An Indigenous landscape project will be constructed near Hart House as part of the University’s response to the Truth and Reconciliation Commission of Canada’s calls to action. The project involves extensive consultation with Indigenous students, faculty, staff and elders, as well as representatives from First Nations communities that traditionally lived on the land.
“We really are working hard to engage Indigenous stakeholders,” says Ainslie.
U of T plans to use Landmark as an opportunity to install a massive urban geothermal field below Front Campus that’s expected to save 15,000 tonnes of greenhouse gas emissions a year – the equivalent to taking 3,000 cars off the road.

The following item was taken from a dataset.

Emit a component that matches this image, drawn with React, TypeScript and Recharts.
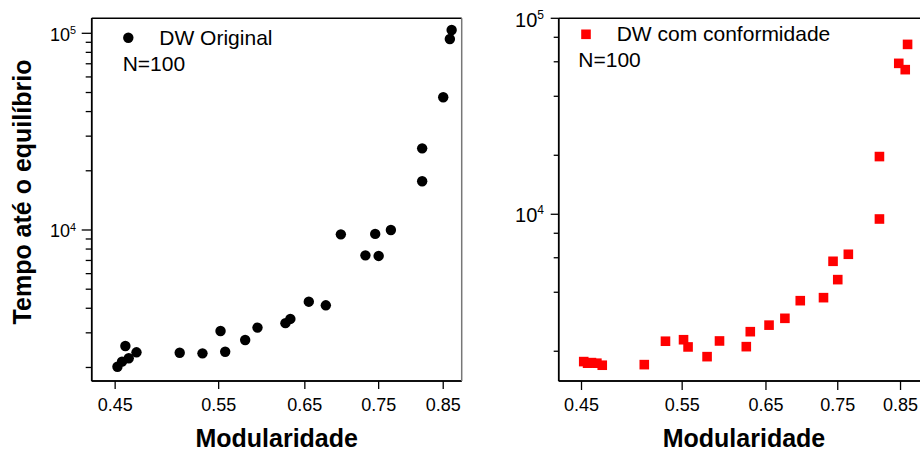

“It's a real testament to long-term thinking and connecting with our landscape – not only in an aesthetically appealing and experiential kind of way, but also to reduce the amount of carbon we release into the atmosphere every year,” says Mabury.
The geothermal field will generate renewable energy by using the natural ground temperature to help heat and cool surrounding buildings in winter and summer, respectively.
Accessibility is also a top priority of the project. The University is working – in compliance with provincial design standards – on features that will create more accessible public spaces. That includes the replacement of a number of stairs and ramps with gradual slopes, above-ground accessible parking spaces and visual impairment markers where pedestrian paths intersect with vehicle-permitted areas.
Since 2017, over 2,400 donors have made contributions to the Landmark campaign, including a $250,000 gift from the U of T Students’ Union to support accessibility elements, $1 million from the U of T Alumni Association and a grant from the Toronto Parks and Trees Foundation.
“In our history we've never had as many donations for a focus project, so I think that's emblematic and evidence that there's broad and deep support for the project,” says Mabury.
“There's a yearning for a more effective connection to the landscape and to our historical buildings.”
During the project’s three-year construction period, the University says it will do its best to minimize disruptions, but Mabury is the first to acknowledge it will cause some inconvenience.
“Good things take time, and really good things are often hard – and those are both true in this case,” he says.
“This will be a high-impact project. We will do everything possible to mitigate the impacts, but it will influence how we move around – there will be noise, there will be disruption to activities.”
While convocation ceremonies will continue to take place in Convocation Hall, activities and services related to convocation will be relocated temporarily.
For over a century, U of T’s historic centre has served as an important gathering place for everything from convocation processions to recreational sports, weddings and community events – even epic, student snowball fights. The Landmark Project will help to carry this longstanding tradition into the future, according to Ainslie.
“It has become more and more apparent that this space, for the next generation and those that follow, is going to be a green oasis in the middle of a very dense urban agglomeration,” he says.
“Transforming this space from being one that prioritizes cars to prioritizing human users is an essential step in making our University ready for its third century as we move toward the bicentennial in 2027.”